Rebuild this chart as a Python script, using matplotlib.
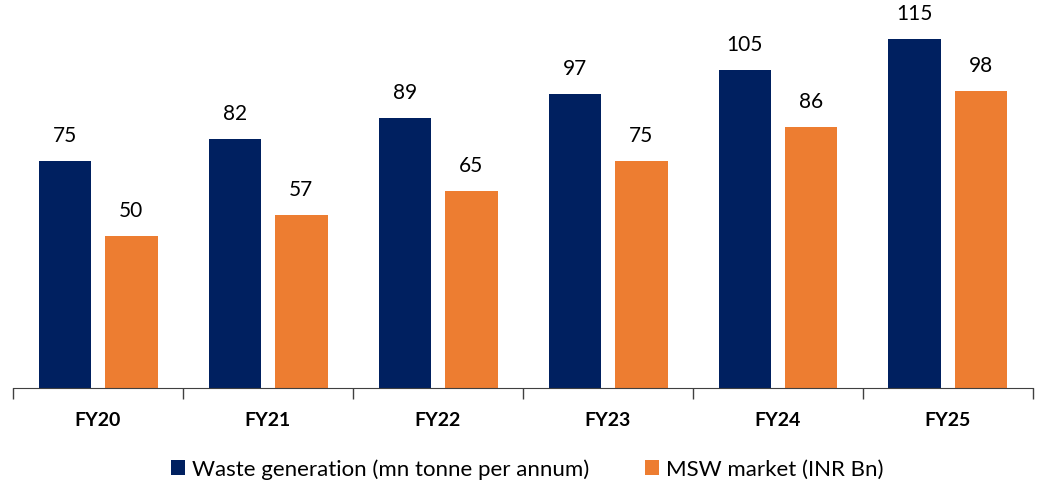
import matplotlib.pyplot as plt
import numpy as np

plt.rcParams['font.family'] = ['Lato', 'DejaVu Sans']

years = ['FY20', 'FY21', 'FY22', 'FY23', 'FY24', 'FY25']
waste_gen = [75, 82, 89, 97, 105, 115]
msw_market = [50, 57, 65, 75, 86, 98]

navy = '#002060'
orange = '#ED7D31'

fig = plt.figure(figsize=(10.44, 4.86), dpi=100)
ax = fig.add_axes([13 / 1044, 98 / 486, 1020 / 1044, 388 / 486])

x = np.arange(len(years))
w = 0.31
off = 0.195
b1 = ax.bar(x - off, waste_gen, w, color=navy, label='Waste generation (mn tonne per annum)')
b2 = ax.bar(x + off, msw_market, w, color=orange, label='MSW market (INR Bn)')

for bars, vals in [(b1, waste_gen), (b2, msw_market)]:
    for rect, v in zip(bars, vals):
        ax.text(rect.get_x() + rect.get_width() / 2, v + 5, str(v),
                ha='center', va='bottom', fontsize=15)

ax.set_xlim(-0.5, len(years) - 0.5)
ax.set_ylim(0, 128)
ax.set_yticks([])
for s in ['top', 'right', 'left']:
    ax.spines[s].set_visible(False)
ax.spines['bottom'].set_color('#404040')

ax.set_xticks(x)
ax.set_xticklabels(years, fontsize=14, fontweight='bold')
ax.tick_params(axis='x', which='major', length=0, pad=17)
ax.set_xticks(np.arange(-0.5, len(years)), minor=True)
ax.tick_params(axis='x', which='minor', length=8, color='#404040', width=1)

fig.legend(loc='lower center', bbox_to_anchor=(0.505, -0.028), ncol=2, frameon=False,
           fontsize=16, handlelength=0.65, handleheight=0.65, handletextpad=0.3,
           columnspacing=2.5)

plt.savefig('out.png', dpi=100)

= WHAT THIS TASK INVOLVES =
Find how many lines in the listing contain the word "matplotlib" and give that count alone.

= IN RESPONSE =
2